Joaquín "El Chapo" Guzmán during an interview with Rolling Stone, conducted sometime in October 2015.
In an exclusive interview with Rolling Stone published on Saturday night, recently recaptured kingpin Joaquín "El Chapo" Guzmán described to American actor Sean Penn his worldview and, in a video interview, defended his role in the international drug trade.
"... From the age of 15 and on, where I'm from ... In that area, and up until today, there are no job opportunities," Guzmán said in a clip of the interview posted with the story.
A video clip of what Penn describes as "the first interview El Chapo had ever granted outside an interrogation room," can be seen below, with a visibly relaxed Guzmán sitting near a pickup truck on a ranch, responding to questions calmly, as roosters crow in the background.
Guzmán, believed to be about 60 years old, was born in the town of La Tuna, in the Badiraguato municipality of northwest Mexico's Sinaloa state.
His hometown is the heart of a region know as the Golden Triangle for its extensive cultivation of marijuana and opium, and that has long been a stronghold of the Sinaloa cartel, which, under Guzmán's leadership, has grown to be arguably the most powerful drug-trafficking organization on the planet.

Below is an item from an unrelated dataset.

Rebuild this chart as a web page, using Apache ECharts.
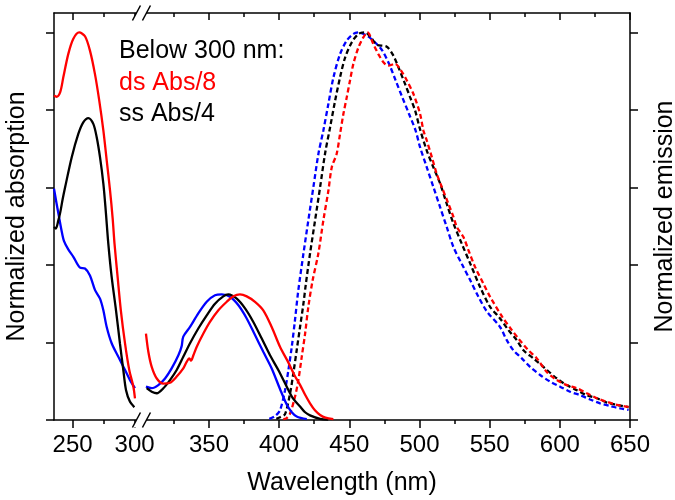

"Well, it's a reality, that drugs destroy. Unfortunately, as I said, where I grew up there was no other way and there still isn't … a way to survive," Guzmán replied when the interviewer asks him about the affect drug use has on humanity.
Reuters
Joaquin "El Chapo" Guzman is escorted by soldiers during a presentation at the hangar belonging to the office of the Attorney General in Mexico City, Mexico, January 8, 2016.
Guzmán added that, as he sees it, there is no other way to make a living in the Mexican economy.
This viewpoint likely resonates with many of his countrymen, since, despite their country ascending to the status of second-largest economy in Latin America, many in Mexico subsist on wages so law that they violate standards set out in the constitution, according to one economist.
Guzmán also disputed the suggestion that he and his cartel are to blame for high rates of drug use and addition, arguing that, should he disappear from the scene, "it's not going to decrease in any way."
Guzmán's Sinaloa cartel is far from the only organization supplying narcotics to the lucrative US market. But, if DEA maps released in late 2015 are accurate, his cartel has a market share that far exceeds any other organization bringing drugs into the US.
Orange shading shows areas of Sinaloa cartel influence, with darker shading indicating greater population density.
Guzmán's interview with Penn and Mexican actress Kate del Castillo was reportedly conducted in person in October, with follow-ups by phone and messenger over the following weeks.
Guzmán made it through the end of the year as a free man, but was apprehended on January 8 in the northwest corner of Sinaloa state, after a shootout between Mexican marines and several of his associates.
In the wake of his July escape, some observers doubted that Guzmán would survive his next encounter with Mexican authorities, suggesting that political considerations and Guzmán's own sense of self-preservation (that is, his desire to avoid a US jail) would prevent him from being captured alive.
For Guzmán, the matter was much more simple: "I think that if they find me, they'll arrest me of course."